Saturday, April 12, 2014

Congress has a strange way of looking at the law


“If someone distributed any part of this classified report, they broke the law and should be prosecuted,”
In the 10 years or so since President Cheney authorized and deep cover North Korean agent John Yoo justified torture, no one in a position to initiate a prosecution has said this about those involved with torture. But if you leak anything beyond what Senator Di-Fi has authorized you to and she will be all over you like flies on shit, threatening all manner of terrible retribution.
The Senate Intelligence Committee has opened an investigation into how McClatchy obtained the classified conclusions of a report into the CIA’s use of waterboarding and other harsh interrogation tactics, the panel’s chairwoman said Friday.
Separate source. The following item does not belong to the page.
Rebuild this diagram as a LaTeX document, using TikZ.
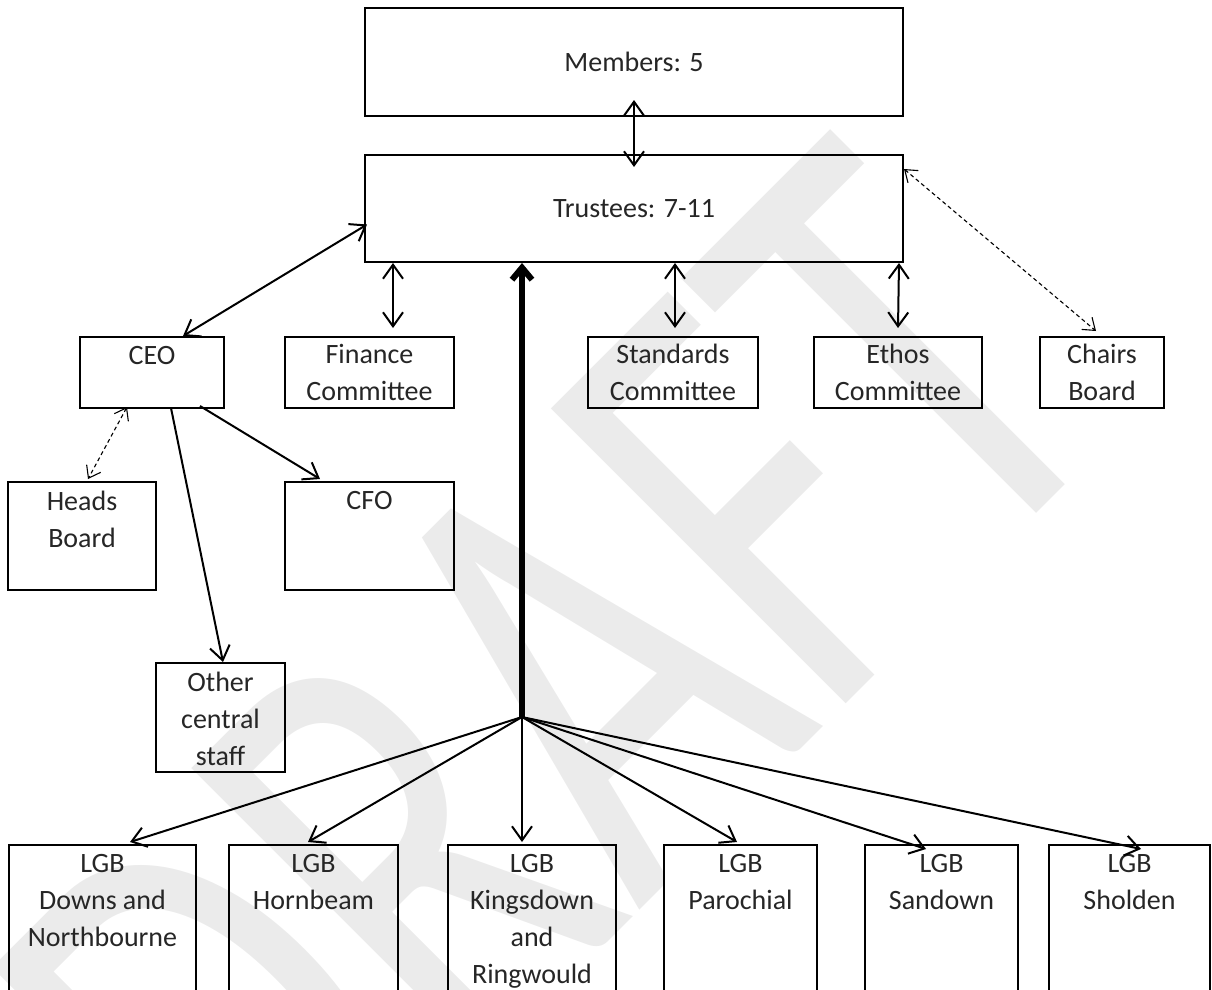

Sen. Dianne Feinstein, D-Calif., said she was also referring the case to the Justice Department for investigation.

“If someone distributed any part of this classified report, they broke the law and should be prosecuted,” Feinstein said in a prepared statement. “The committee is investigating this unauthorized disclosure and I intend to refer the matter to the Department of Justice.”

Feinstein issued her statement a day after McClatchy reported on the 20 major conclusions of the committee’s four-year, $40 million investigation into the top-secret detention and interrogation program that the CIA operated under the Bush administration.

“We are disappointed that Sen. Feinstein plans to seek a Justice Department investigation of our journalism,” said James Asher, McClatchy’s Washington bureau chief. “We believe that Americans need to know what the CIA might have done to detainees and who is responsible for any questionable practices, which is why we have vigorously covered this story.”

One key conclusion of the Senate report said that the CIA “repeatedly provided inaccurate information” about the program to the Justice Department, thereby “impeding a proper legal analysis.”

That conclusion challenges the main defense of the program by the CIA and the Bush administration, which relied on Justice Department legal opinions in asserting that the harsh interrogation methods used on suspected detainees didn’t violate U.S. law against torture.

The committee voted last week to send the report, including a 480-page executive summary, the findings and conclusions, to the executive branch for a declassification review. Once any redactions are completed, the committee is expected to release the executive summary, findings and conclusions, but not the 6,600-page report itself.
The full 6600 page report should be released, every other country in the world has read it by now and we paid for it. By the time the CIA finishes making their shit smell like roses, the 480 page summary will amount to about 48 words.